Winning Leaders Produce Winning Strategies
Winning leaders instinctively get the importance of win-win-win.
Winning leaders know they must win with customers and stakeholders who matter most...in order for them and their company to win.
Winning leaders understand they get what they measure in their business.
And, the best measures of winning are of value creation.
What is the customer value equation? What are stakeholder measures of value? How is value created for employees and management, owners and investors, other key stakeholders?
What are the clearest and best measures of operating total value creation for the company? The right operating measures enable the leader to understand what’s working and not, how and why. Accounting and financial measures can be confusing and even misleading.
5 questions, 5 choices: the surest path to a winning strategy.
A winning business strategy is a set of choices that enables a company to deliver superior value to its customers on a reliable and sustainable basis. The hallmark of a winning business strategy is that the choices a company makes create sustainable competitive advantage that is manifested in better performance, quality and consistent value for customers and better value creation for the firm and its key stakeholders.
Let’s look at each question and choice in turn:
A winning strategy consists of coordinated and integrated choices that respond to the 5 questions.
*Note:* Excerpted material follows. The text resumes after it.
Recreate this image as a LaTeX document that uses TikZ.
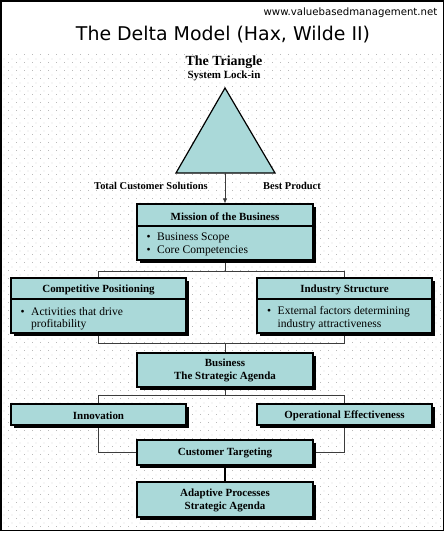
\documentclass[tikz,border=0pt]{standalone}
\usepackage{fontspec}
\setmainfont{Liberation Serif}
\newfontfamily\vfont{DejaVu Sans}
\usetikzlibrary{shadows,arrows.meta,backgrounds,patterns}
\definecolor{boxfill}{RGB}{170,217,217}
\definecolor{dotc}{RGB}{185,185,185}
\definecolor{connc}{RGB}{60,60,60}
\pgfdeclarepatternformonly{bgdots}{\pgfpointorigin}{\pgfqpoint{8bp}{8bp}}{\pgfqpoint{8bp}{8bp}}{%
  \pgfpathrectangle{\pgfqpoint{0bp}{0bp}}{\pgfqpoint{1bp}{1bp}}%
  \pgfpathrectangle{\pgfqpoint{4bp}{4bp}}{\pgfqpoint{1bp}{1bp}}%
  \pgfusepath{fill}}
\tikzset{
  box/.style={draw=black, line width=1.1bp, fill=boxfill, inner sep=0pt,
    drop shadow={shadow xshift=3bp, shadow yshift=-3bp, fill=black, opacity=1}},
  hdr/.style={font=\fontsize{11}{12.5}\selectfont\bfseries, inner sep=0pt, align=center},
  body/.style={font=\fontsize{11.6}{12.5}\selectfont, inner sep=0pt, align=left, anchor=west},
  lbl/.style={font=\fontsize{10.5}{12}\selectfont\bfseries, inner sep=0pt},
  conn/.style={draw=connc, line width=0.8bp},
}
\begin{document}
\begin{tikzpicture}[x=1bp,y=-1bp]
\useasboundingbox (0,0) rectangle (448,534);
% header texts
\node[font=\vfont\fontsize{10.2}{12}\selectfont, anchor=east, inner sep=0pt] (url) at (437.5,13) {www.valuebasedmanagement.net};
\node[font=\vfont\fontsize{19}{22}\selectfont, inner sep=0pt] (title) at (223,35) {The Delta Model (Hax, Wilde II)};
% triangle
\node[font=\fontsize{14}{16}\selectfont\bfseries, inner sep=0pt] (tt) at (224,62) {The Triangle};
\node[font=\fontsize{11}{13}\selectfont\bfseries, inner sep=0pt] (tl) at (224,76) {System Lock-in};
\draw[line width=1.2bp, fill=boxfill] (225,88) -- (275,173) -- (176,173) -- cycle;
\coordinate (tribase) at (225,173);
\node[lbl] (tcs) at (151,186) {Total Customer Solutions};
\node[lbl] (bp) at (292,186) {Best Product};
% boxes
\node[box, minimum width=176bp, minimum height=56bp] (mission) at (225,232) {};
\node[box, minimum width=175bp, minimum height=55bp] (comp) at (98.5,305.5) {};
\node[box, minimum width=175bp, minimum height=55bp] (ind) at (344.5,305.5) {};
\node[box, minimum width=176bp, minimum height=34bp] (bus) at (225,370) {};
\node[box, minimum width=175bp, minimum height=21bp] (inno) at (98.5,414.5) {};
\node[box, minimum width=175bp, minimum height=21bp] (opef) at (344.5,414.5) {};
\node[box, minimum width=176bp, minimum height=25bp] (ct) at (225,452.5) {};
\node[box, minimum width=176bp, minimum height=35bp] (adapt) at (225,499.5) {};
% dividers
\draw[line width=1.1bp] (mission.west |- 0,226) -- (mission.east |- 0,226);
\draw[line width=1.1bp] (comp.west |- 0,299) -- (comp.east |- 0,299);
\draw[line width=1.1bp] (ind.west |- 0,299) -- (ind.east |- 0,299);
% box texts
\node[hdr] (missionh) at (225,216.5) {Mission of the Business};
\node[body] (m1) at (146.5,238) {\makebox[10.5bp][l]{\textbullet}Business Scope};
\node[body] (m2) at (146.5,251) {\makebox[10.5bp][l]{\textbullet}Core Competencies};
\node[hdr] (comph) at (98.5,289.5) {Competitive Positioning};
\node[body] (c1) at (20.5,312) {\makebox[10.5bp][l]{\textbullet}Activities that drive};
\node[body] (c2) at (31,325) {profitability};
\node[hdr] (indh) at (344.5,289.5) {Industry Structure};
\node[body] (i1) at (267,312) {\makebox[10.5bp][l]{\textbullet}External factors determining};
\node[body] (i2) at (277.5,325) {industry attractiveness};
\node[hdr] (bust) at (225,370.5) {Business\\The Strategic Agenda};
\node[hdr] (innot) at (98.5,416) {Innovation};
\node[hdr] (opeft) at (344.5,416) {Operational Effectiveness};
\node[hdr] (ctt) at (225,452.5) {Customer Targeting};
\node[hdr] (adaptt) at (225,500.5) {Adaptive Processes\\Strategic Agenda};
\begin{scope}[on background layer]
% dotted background
\fill[pattern=bgdots, pattern color=dotc] (1.5,54) rectangle (443,530);
% connectors
\draw[conn] (mission.south) -- ++(0,11) -| (comp.north);
\draw[conn] (mission.south) -- ++(0,11) -| (ind.north);
\draw[conn] (comp.south) -- ++(0,10) -| (bus.north);
\draw[conn] (ind.south) -- ++(0,10) -| (bus.north);
\draw[conn] (bus.south) -- ++(0,8) -| (inno.north);
\draw[conn] (bus.south) -- ++(0,8) -| (opef.north);
\draw[conn] (inno.south) |- (ct.west);
\draw[conn] (opef.south) |- (ct.east);
\draw[draw=black, line width=1.4bp] (ct.south) -- (adapt.north);
\end{scope}
\draw[conn, -{Latex[length=5bp,width=4.5bp]}] (tribase) -- (mission.north);
% frame
\draw[line width=1.6bp] (0.8,0.8) rectangle (443.4,530.6);
\end{tikzpicture}
\end{document}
A winning business strategy does not need to be long or complicated. Some of the best business strategies I’ve seen can be expressed in a few statements of choice, in no more than a few paragraphs, on one page or less. What distinguishes a winning strategy is the clarity and coherence of the choices, and of course its ultimate effectiveness. Winning strategies deliver winning results for customers, stakeholders, and the firm.
A Deeper Dive: What is Winning?
For small businesses, for- and not-for-profit, and for independent workers, winning has never been more important. For many, it is a question of survival. So, what is winning for your business?
Peter Drucker gave us a good place to start. He said:
the sole purpose of a business is to create customers and keep customers by serving them better than anyone else can.
A winning business strategy begins with a very basic question: who is my customer? or, more precisely, who should be my customer?
I have been struck over the course of 50+ years in a variety of businesses by how often the 80/20 rule applies. 80% of sales come from 20% or fewer customers. And 80% of profits and cash come from 20% or less of sales.
Who are your best customers? How do you define them? How do you measure their value? Do you have enough of these better customers? Do you do enough of your total business with your best customers? Do you generate a better return and more value creation from these customers?
Narrowing your focus to your best customers and best customer prospects, and getting crystal clear about what it takes to deliver superior customer value to those customers, could be the difference between thriving and surviving...or even failure.
A winning business strategy delivers superior value to customers and superior returns to the company. Winning strategic choices create sustainable advantage for both customers and for the firm...its ownership, management and employees.
Businesses that perform make choices that find the right balance, the right combination, the “sweet spot” that creates a win-win for the customer and for the company.
(Stay tuned for future articles on the “customer is boss” and how to determine your best customer prospects, on employees: your most valuable resource, and on the rising expectations of your customers regarding climate change, the environment and social responsibilities. Customers expect more from their brands, products and services, and from the companies and leaders who provide them.)
Finding the combination of choices that deliver the win-win “sweet spot” can be challenging. It requires experimentation to hit the target and continuous improvement to stay on target.
After choosing to win with consumers who matter most, in a way that creates sustainable advantage for your product and/or service, and your company, choose how you will measure winning.
In my experience, most companies make the wrong choice. For a lot of reasons, they choose financial accounting measures of business performance. I prefer operating performance measures. For example:
net realization or revenues after all discounts, promotions, and rebates
gross and operating margins based on a clear and comprehensive understanding of operating costs
free cash flow and cash productivity, the cash it really takes to operate the business, and the cash the operating business really returns
Too many businesses do not understand their real costs, their primary sources and uses of cash, and which revenue sources and customers generate real operating profit.
Who is my customer?
How do I create better value for my customer, and better value creation for my company, my employees and managers, owners and investors?
How do I create sustainable advantage through my choice of what is winning, where to play, how to win? How do I focus on core strengths and management systems to enable and empower excellent execution in every day operations?